What is the best third suit color for someone working in a conservative industry?
Air Force blue is the strongest third suit choice for men in conservative industries such as law, finance, or government. It stays within the expected colour family of professional dressing while providing enough distinction from navy to read as a clearly separate suit. A mid-grey is another solid option for the same reasons. Bold checks and unconventional colours are better suited to creative industry wardrobes.
What are the best summer suit colors for hot climates?
Beige is the classic answer for summer suit colors in hot climates. It's lighter in both colour and weight, handles heat far better than dark wool suits, and carves out a seasonal role in the wardrobe that navy and charcoal cannot fill. Fabric matters as much as colour here - linen, linen-silk blends, and lightweight wool constructions all perform better in high temperatures than heavier cloth weights.
How often should you dry clean a suit?
As infrequently as possible.

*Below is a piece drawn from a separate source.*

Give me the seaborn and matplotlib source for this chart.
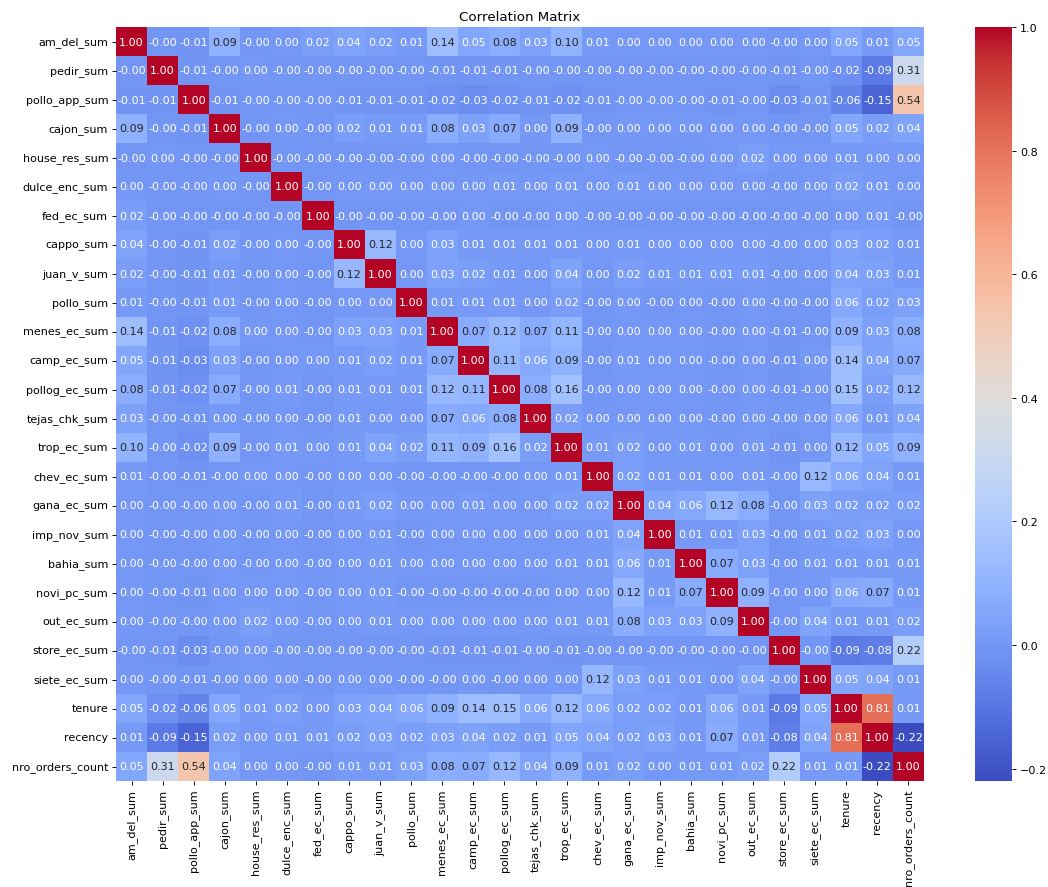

Every dry cleaning cycle puts stress on the fabric and shortens the life of the suit. Dry clean only when genuinely necessary - when there is a stain that cannot be removed by brushing, or when the fabric needs a full reset. Between dry cleans, a good clothes brush removes surface dust and keeps the fabric looking fresh. Regular brushing and proper storage on a shaped wooden hanger handle the majority of everyday suit maintenance without professional intervention.
Can a suit jacket be altered after purchase?
Yes, within limits. The waist is the most common and most straightforward alteration - nipping in a jacket that fits well through the shoulders and chest but runs slightly full at the waist is a worthwhile and very achievable adjustment. The chest can also be altered, though the better approach is always to fit the shoulders and chest correctly when buying and then adjust the waist. The shoulders are the one area of a jacket that cannot be meaningfully corrected after the fact, which is why fitting the shoulders correctly at the point of purchase is the single most important fit consideration.